There is a problem and Nigerian intellectuals are card-carrying members of the problem. Let me break it down for you: Since 1999, beginning with Olusegun Obasanjo, governance in Nigeria has been state-sanctioned looting. The glue that has kept all these despicable regimes together has been rank corruption and the acquiescence of greedy intellectuals and writers. Graft has been the common currency. Of $600 billion in oil revenue since oil was discovered in Oloibiri in 1958, it is estimated that $400 billion has been looted outright. Again, we have endured incompetence and buffoonery from all of them. “Democracy” in Nigeria is an unsustainable farce. Buhari is just an exaggerated version of the buffoons before him. So, excuse me if I am not impressed by what has befallen us since Abacha died.

One thing I have learned from Nigeria’s political fiasco is how incompetent and unprepared for governance our intellectual and political elite are. From Soyinka on down, the common glue blinding and binding them is rhetoric, words, mere words. Many of these folks are literary giants, yes, but they would not qualify to say more than a few words in a public hearing in the West where they reside. Because that’s all they are honestly qualified for. But in Nigeria, they are attempting to right a falling ship. Nigeria is too complex for these folks. You see it in their commentary, it’s mostly bullshit. They have little or no knowledge of governance, budget, economics, structures, etc. They are steeped in the post-colonial culture of protest as governance. Why would someone whose only experience is writing fine essays now be in charge of the media campaign of a powerful nation like Nigeria? Why would someone whose supervisory experience is limited to babysitting a harried graduate assistant or two suddenly be an expert on Nigerian governance? At some point, words become bullshit.

If you know anything about governance and structures, you will understand the colossal mistake Nigerians made in moving from the clueless (Jonathan) to the doubly clueless and inept (Buhari). You do not move from the frying pan to the fire. Indeed, the real tragedy of the abdication of responsibility by Nigerian thinkers is in creating. and obsessing about a binary between the PDP and the APC. ‪Nigerian intellectuals must reflect on the value of a political system that has since 1999, thrown up such spectacular levels of incompetence and buffoonery. The difference among the administrations has been in degrees of buffoonery and incompetence.
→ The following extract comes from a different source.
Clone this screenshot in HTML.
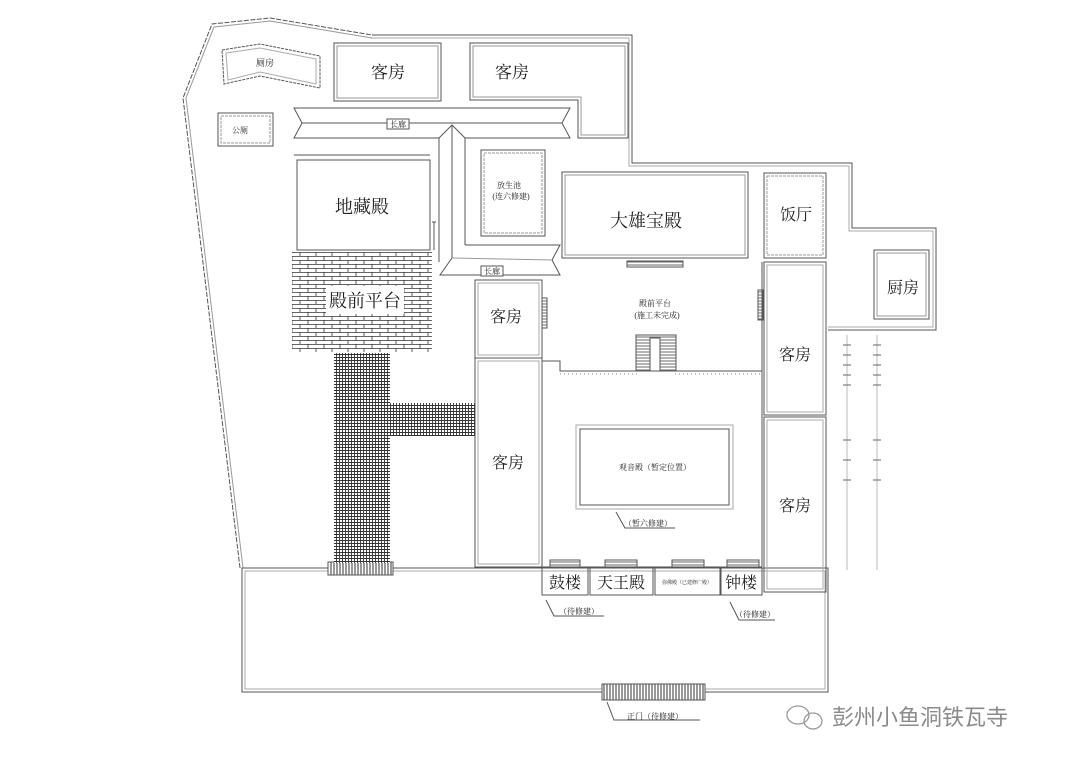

Buhari is mere proxy for our huge problem. Is this “democracy” serving us? I would say, no. What are our options? The thinkers and doers that fought hard for the actualization of democracy and amended power in 1999 have basically loitered around the corridors of power enriching themselves and doing little else. We have had almost two decades to figure this thing out. Instead our star thinkers and writers have become a conservative bastion of rent-seekers, telling tall tales for profit.

In that respect, I think these young people, most of them poorly educated and served by my generation and older see Soyinka as a convenient proxy for all of us who say the right things but do all the wrong things, they see us as the leaders of Animal Farm; we have raised all our kids and loved ones abroad in good schools and family friendly environment s with loot that really belongs to the ones we now berate as uneducated and emotionally intelligent.

This we know: There is a rank failure of leadership all around. It is quite possible that the elections of 2015 were not decided by the stirring prose of intellectuals that hectored people into dumping Goodluck Jonathan in favor of Muhammadu Buhari. But we must interrogate the mindset, the hypocrisy, and yes, the corruption that made them abdicate their once sacred role as the voices of the voiceless.

By the way, Soyinka has since responded to the situation in Nigeria with this piece. Happy New Year to all of you. This is really an essay in progress. I will hawk it to the New York Times. You know you are not an African thinker until you have written for one of these oyinbo rags. That is my only goal for the new year. What is yours?